**TASK PROMPT**
Return the whole listing, line for line, without the pictures in it.

**SUPPLIED INFORMATION**
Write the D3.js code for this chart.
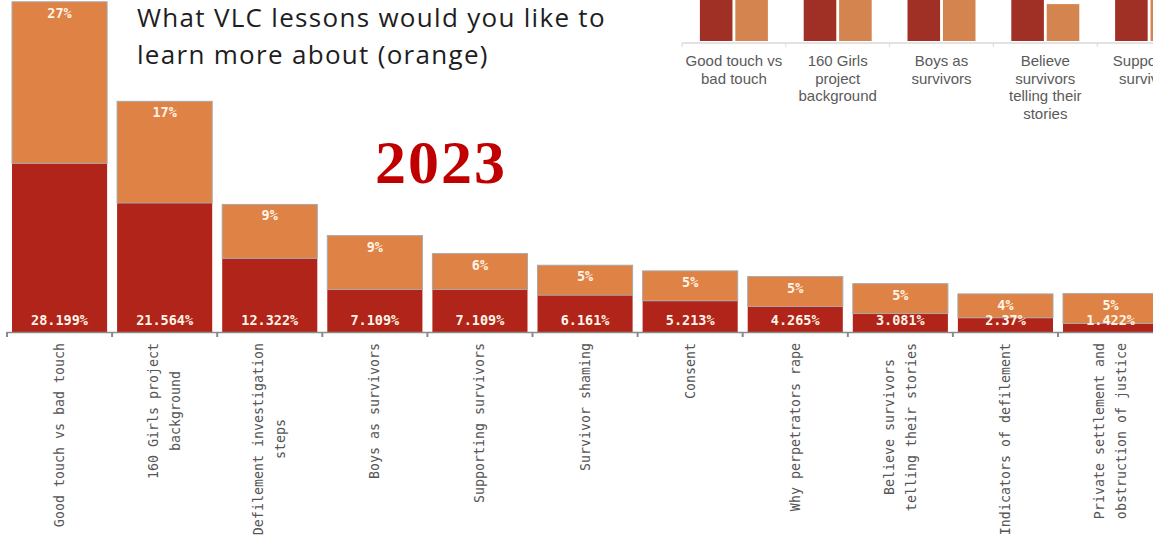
<!DOCTYPE html>
<html><head><meta charset="utf-8">
<script src="https://cdn.jsdelivr.net/npm/d3@7"></script>
<style>
html,body{margin:0;padding:0;background:#fff;overflow:hidden}
svg{display:block}
</style></head><body>
<svg id="chart" width="1153" height="548"></svg>
<script>
// 2023 survey: share who learned each lesson (dark red) and who want to learn more (orange)
const lessons = [
  "Good touch vs bad touch",
  "160 Girls project background",
  "Defilement investigation steps",
  "Boys as survivors",
  "Supporting survivors",
  "Survivor shaming",
  "Consent",
  "Why perpetrators rape",
  "Believe survivors telling their stories",
  "Indicators of defilement",
  "Private settlement and obstruction of justice"
];
const learned  = [28.199, 21.564, 12.322, 7.109, 7.109, 6.161, 5.213, 4.265, 3.081, 2.37, 1.422];
const wantMore = [27, 17, 9, 9, 6, 5, 5, 5, 5, 4, 5];

// Small comparison chart in the top-right corner (grouped bars)
const prevLessons  = ["Good touch vs bad touch", "160 Girls project background", "Boys as survivors",
                      "Believe survivors telling their stories", "Supporting survivors"];
const prevLearned  = [30, 26, 20, 16, 14];
const prevWantMore = [28, 22, 18, 6.3, 12];

const titleLines = ["What VLC lessons would you like to", "learn more about (orange)"];
const yearLabel = "2023";

const DARK = "#b0241a", ORANGE = "#df8245";
const MONO = "'DejaVu Sans Mono', 'Liberation Mono', monospace";

const svg = d3.select("#chart");

// ---------- inset grouped chart ----------
const ix = d3.scaleBand().domain(prevLessons).range([682, 682 + 5 * 103.8]);
const iSub = d3.scaleBand().domain(["learned", "want"]).range([0, 68]).paddingInner(0.08);
const iy = d3.scaleLinear().domain([0, 7]).range([41, 0]);
const inset = svg.append("g").attr("class", "inset");

const insetRows = prevLessons.map((d, i) => ({ name: d, learned: prevLearned[i], want: prevWantMore[i] }));
const ig = inset.selectAll("g.grp").data(insetRows).join("g")
  .attr("class", "grp")
  .attr("transform", d => `translate(${ix(d.name) + ix.bandwidth() / 2 - 34},0)`);
ig.append("rect")
  .attr("x", iSub("learned")).attr("width", iSub.bandwidth())
  .attr("y", d => iy(d.learned)).attr("height", d => iy(0) - iy(d.learned))
  .attr("fill", "#a03025");
ig.append("rect")
  .attr("x", iSub("want")).attr("width", iSub.bandwidth())
  .attr("y", d => iy(d.want)).attr("height", d => iy(0) - iy(d.want))
  .attr("fill", "#d4854f");

inset.append("line")
  .attr("x1", ix.range()[0]).attr("x2", 1153).attr("y1", 43).attr("y2", 43)
  .attr("stroke", "#d9d9d9").attr("stroke-width", 1.5);
inset.selectAll("line.tk").data(prevLessons).join("line")
  .attr("class", "tk")
  .attr("x1", d => ix(d)).attr("x2", d => ix(d))
  .attr("y1", 43).attr("y2", 47)
  .attr("stroke", "#d9d9d9");

// wrap inset labels to the band width
inset.selectAll("text.lbl").data(prevLessons).join("text")
  .attr("class", "lbl")
  .attr("font-family", "'Liberation Sans', Arial, sans-serif")
  .attr("font-size", 15)
  .attr("fill", "#5a5a5a")
  .attr("text-anchor", "middle")
  .each(function (d) {
    const t = d3.select(this);
    const cx = ix(d) + ix.bandwidth() / 2;
    const words = d.split(" ");
    let lines = [], cur = [];
    const probe = t.append("tspan");
    words.forEach(w => {
      const test = cur.concat(w).join(" ");
      probe.text(test);
      if (probe.node().getComputedTextLength() > 100 && cur.length) {
        lines.push(cur.join(" "));
        cur = [w];
      } else cur.push(w);
    });
    lines.push(cur.join(" "));
    probe.remove();
    lines.forEach((ln, k) => {
      t.append("tspan").attr("x", cx).attr("y", 66 + k * 17.5).text(ln);
    });
  });

// ---------- main stacked chart ----------
const x = d3.scaleBand().domain(lessons).range([7, 7 + 11 * 105.1])
  .paddingInner(0.095).paddingOuter(0.0475);
const y = d3.scaleLinear().domain([0, 55]).range([332, 3]);

const rows = lessons.map((d, i) => ({ name: d, learned: learned[i], want: wantMore[i] }));
const stack = d3.stack().keys(["learned", "want"])(rows);

const layers = svg.append("g").selectAll("g").data(stack).join("g")
  .attr("fill", (s, i) => i === 0 ? DARK : ORANGE)
  .attr("stroke", (s, i) => i === 0 ? "none" : "#a8a8a8")
  .attr("stroke-width", 1);
layers.selectAll("rect").data(s => s).join("rect")
  .attr("x", d => x(d.data.name))
  .attr("width", x.bandwidth())
  .attr("y", d => y(d[1]))
  .attr("height", d => y(d[0]) - y(d[1]));

// value labels
const vl = svg.append("g")
  .attr("font-family", MONO).attr("font-weight", "bold").attr("font-size", 13.5)
  .attr("fill", "#fff4e6").attr("text-anchor", "middle");
vl.selectAll("text.want").data(rows).join("text")
  .attr("class", "want")
  .attr("x", d => x(d.name) + x.bandwidth() / 2)
  .attr("y", d => y(d.learned + d.want) + 16)
  .text(d => d3.format("d")(d.want) + "%");
vl.selectAll("text.learned").data(rows).join("text")
  .attr("class", "learned")
  .attr("x", d => x(d.name) + x.bandwidth() / 2)
  .attr("y", y(0) - 7)
  .text(d => d.learned + "%");

// axis line and ticks at band edges
const half = (x.step() - x.bandwidth()) / 2;
svg.append("line")
  .attr("x1", 7).attr("x2", 1153).attr("y1", y(0) + 0.5).attr("y2", y(0) + 0.5)
  .attr("stroke", "#8a8a8a").attr("stroke-width", 1.5);
svg.selectAll("line.edge").data(lessons).join("line")
  .attr("class", "edge")
  .attr("x1", d => x(d) - half).attr("x2", d => x(d) - half)
  .attr("y1", y(0)).attr("y2", y(0) + 5)
  .attr("stroke", "#8a8a8a").attr("stroke-width", 2);

// rotated category labels, wrapped at 24 characters, centred lines
function wrapChars(s, n) {
  const out = []; let cur = "";
  s.split(" ").forEach(w => {
    const t = cur ? cur + " " + w : w;
    if (t.length > n && cur) { out.push(cur); cur = w; } else cur = t;
  });
  out.push(cur);
  return out;
}
const cl = svg.append("g").selectAll("g").data(lessons).join("g")
  .attr("transform", d => `translate(${x(d) + x.bandwidth() / 2},343) rotate(-90)`);
cl.each(function (d) {
  const g = d3.select(this);
  const lines = wrapChars(d, 24);
  const t = g.append("text")
    .attr("font-family", MONO).attr("font-size", 13.3)
    .attr("fill", "#555").attr("text-anchor", "middle");
  const spans = lines.map((ln, k) => t.append("tspan")
    .attr("y", (k - (lines.length - 1) / 2) * 22 + 4.5)
    .text(ln));
  const L = d3.max(spans, s => s.node().getComputedTextLength());
  spans.forEach(s => s.attr("x", -L / 2));
});

// title and year
svg.append("text")
  .attr("font-family", "'Open Sans', 'Noto Sans', sans-serif")
  .attr("font-size", 26).attr("letter-spacing", 1.3).attr("fill", "#1e1e1e")
  .selectAll("tspan").data(titleLines).join("tspan")
  .attr("x", 137).attr("y", (d, i) => 27 + i * 37)
  .text(d => d);

svg.append("text")
  .attr("x", 441).attr("y", 183)
  .attr("text-anchor", "middle")
  .attr("font-family", "'Liberation Serif', 'Times New Roman', serif")
  .attr("font-weight", "bold").attr("font-size", 62).attr("letter-spacing", 2)
  .attr("fill", "#c00000")
  .text(yearLabel);
</script>
</body></html>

**EXERCISE SOLUTION**
Write the D3.js code for this chart.
<!DOCTYPE html>
<html><head><meta charset="utf-8">
<script src="https://cdn.jsdelivr.net/npm/d3@7"></script>
<style>
html,body{margin:0;padding:0;background:#fff;overflow:hidden}
svg{display:block}
</style></head><body>
<svg id="chart" width="1153" height="548"></svg>
<script>
// 2023 survey: share who learned each lesson (dark red) and who want to learn more (orange)
const lessons = [
  "Good touch vs bad touch",
  "160 Girls project background",
  "Defilement investigation steps",
  "Boys as survivors",
  "Supporting survivors",
  "Survivor shaming",
  "Consent",
  "Why perpetrators rape",
  "Believe survivors telling their stories",
  "Indicators of defilement",
  "Private settlement and obstruction of justice"
];
const learned  = [28.199, 21.564, 12.322, 7.109, 7.109, 6.161, 5.213, 4.265, 3.081, 2.37, 1.422];
const wantMore = [27, 17, 9, 9, 6, 5, 5, 5, 5, 4, 5];

// Small comparison chart in the top-right corner (grouped bars)
const prevLessons  = ["Good touch vs bad touch", "160 Girls project background", "Boys as survivors",
                      "Believe survivors telling their stories", "Supporting survivors"];
const prevLearned  = [30, 26, 20, 16, 14];
const prevWantMore = [28, 22, 18, 6.3, 12];

const titleLines = ["What VLC lessons would you like to", "learn more about (orange)"];
const yearLabel = "2023";

const DARK = "#b0241a", ORANGE = "#df8245";
const MONO = "'DejaVu Sans Mono', 'Liberation Mono', monospace";

const svg = d3.select("#chart");

// ---------- inset grouped chart ----------
const ix = d3.scaleBand().domain(prevLessons).range([682, 682 + 5 * 103.8]);
const iSub = d3.scaleBand().domain(["learned", "want"]).range([0, 68]).paddingInner(0.08);
const iy = d3.scaleLinear().domain([0, 7]).range([41, 0]);
const inset = svg.append("g").attr("class", "inset");

const insetRows = prevLessons.map((d, i) => ({ name: d, learned: prevLearned[i], want: prevWantMore[i] }));
const ig = inset.selectAll("g.grp").data(insetRows).join("g")
  .attr("class", "grp")
  .attr("transform", d => `translate(${ix(d.name) + ix.bandwidth() / 2 - 34},0)`);
ig.append("rect")
  .attr("x", iSub("learned")).attr("width", iSub.bandwidth())
  .attr("y", d => iy(d.learned)).attr("height", d => iy(0) - iy(d.learned))
  .attr("fill", "#a03025");
ig.append("rect")
  .attr("x", iSub("want")).attr("width", iSub.bandwidth())
  .attr("y", d => iy(d.want)).attr("height", d => iy(0) - iy(d.want))
  .attr("fill", "#d4854f");

inset.append("line")
  .attr("x1", ix.range()[0]).attr("x2", 1153).attr("y1", 43).attr("y2", 43)
  .attr("stroke", "#d9d9d9").attr("stroke-width", 1.5);
inset.selectAll("line.tk").data(prevLessons).join("line")
  .attr("class", "tk")
  .attr("x1", d => ix(d)).attr("x2", d => ix(d))
  .attr("y1", 43).attr("y2", 47)
  .attr("stroke", "#d9d9d9");

// wrap inset labels to the band width
inset.selectAll("text.lbl").data(prevLessons).join("text")
  .attr("class", "lbl")
  .attr("font-family", "'Liberation Sans', Arial, sans-serif")
  .attr("font-size", 15)
  .attr("fill", "#5a5a5a")
  .attr("text-anchor", "middle")
  .each(function (d) {
    const t = d3.select(this);
    const cx = ix(d) + ix.bandwidth() / 2;
    const words = d.split(" ");
    let lines = [], cur = [];
    const probe = t.append("tspan");
    words.forEach(w => {
      const test = cur.concat(w).join(" ");
      probe.text(test);
      if (probe.node().getComputedTextLength() > 100 && cur.length) {
        lines.push(cur.join(" "));
        cur = [w];
      } else cur.push(w);
    });
    lines.push(cur.join(" "));
    probe.remove();
    lines.forEach((ln, k) => {
      t.append("tspan").attr("x", cx).attr("y", 66 + k * 17.5).text(ln);
    });
  });

// ---------- main stacked chart ----------
const x = d3.scaleBand().domain(lessons).range([7, 7 + 11 * 105.1])
  .paddingInner(0.095).paddingOuter(0.0475);
const y = d3.scaleLinear().domain([0, 55]).range([332, 3]);

const rows = lessons.map((d, i) => ({ name: d, learned: learned[i], want: wantMore[i] }));
const stack = d3.stack().keys(["learned", "want"])(rows);

const layers = svg.append("g").selectAll("g").data(stack).join("g")
  .attr("fill", (s, i) => i === 0 ? DARK : ORANGE)
  .attr("stroke", (s, i) => i === 0 ? "none" : "#a8a8a8")
  .attr("stroke-width", 1);
layers.selectAll("rect").data(s => s).join("rect")
  .attr("x", d => x(d.data.name))
  .attr("width", x.bandwidth())
  .attr("y", d => y(d[1]))
  .attr("height", d => y(d[0]) - y(d[1]));

// value labels
const vl = svg.append("g")
  .attr("font-family", MONO).attr("font-weight", "bold").attr("font-size", 13.5)
  .attr("fill", "#fff4e6").attr("text-anchor", "middle");
vl.selectAll("text.want").data(rows).join("text")
  .attr("class", "want")
  .attr("x", d => x(d.name) + x.bandwidth() / 2)
  .attr("y", d => y(d.learned + d.want) + 16)
  .text(d => d3.format("d")(d.want) + "%");
vl.selectAll("text.learned").data(rows).join("text")
  .attr("class", "learned")
  .attr("x", d => x(d.name) + x.bandwidth() / 2)
  .attr("y", y(0) - 7)
  .text(d => d.learned + "%");

// axis line and ticks at band edges
const half = (x.step() - x.bandwidth()) / 2;
svg.append("line")
  .attr("x1", 7).attr("x2", 1153).attr("y1", y(0) + 0.5).attr("y2", y(0) + 0.5)
  .attr("stroke", "#8a8a8a").attr("stroke-width", 1.5);
svg.selectAll("line.edge").data(lessons).join("line")
  .attr("class", "edge")
  .attr("x1", d => x(d) - half).attr("x2", d => x(d) - half)
  .attr("y1", y(0)).attr("y2", y(0) + 5)
  .attr("stroke", "#8a8a8a").attr("stroke-width", 2);

// rotated category labels, wrapped at 24 characters, centred lines
function wrapChars(s, n) {
  const out = []; let cur = "";
  s.split(" ").forEach(w => {
    const t = cur ? cur + " " + w : w;
    if (t.length > n && cur) { out.push(cur); cur = w; } else cur = t;
  });
  out.push(cur);
  return out;
}
const cl = svg.append("g").selectAll("g").data(lessons).join("g")
  .attr("transform", d => `translate(${x(d) + x.bandwidth() / 2},343) rotate(-90)`);
cl.each(function (d) {
  const g = d3.select(this);
  const lines = wrapChars(d, 24);
  const t = g.append("text")
    .attr("font-family", MONO).attr("font-size", 13.3)
    .attr("fill", "#555").attr("text-anchor", "middle");
  const spans = lines.map((ln, k) => t.append("tspan")
    .attr("y", (k - (lines.length - 1) / 2) * 22 + 4.5)
    .text(ln));
  const L = d3.max(spans, s => s.node().getComputedTextLength());
  spans.forEach(s => s.attr("x", -L / 2));
});

// title and year
svg.append("text")
  .attr("font-family", "'Open Sans', 'Noto Sans', sans-serif")
  .attr("font-size", 26).attr("letter-spacing", 1.3).attr("fill", "#1e1e1e")
  .selectAll("tspan").data(titleLines).join("tspan")
  .attr("x", 137).attr("y", (d, i) => 27 + i * 37)
  .text(d => d);

svg.append("text")
  .attr("x", 441).attr("y", 183)
  .attr("text-anchor", "middle")
  .attr("font-family", "'Liberation Serif', 'Times New Roman', serif")
  .attr("font-weight", "bold").attr("font-size", 62).attr("letter-spacing", 2)
  .attr("fill", "#c00000")
  .text(yearLabel);
</script>
</body></html>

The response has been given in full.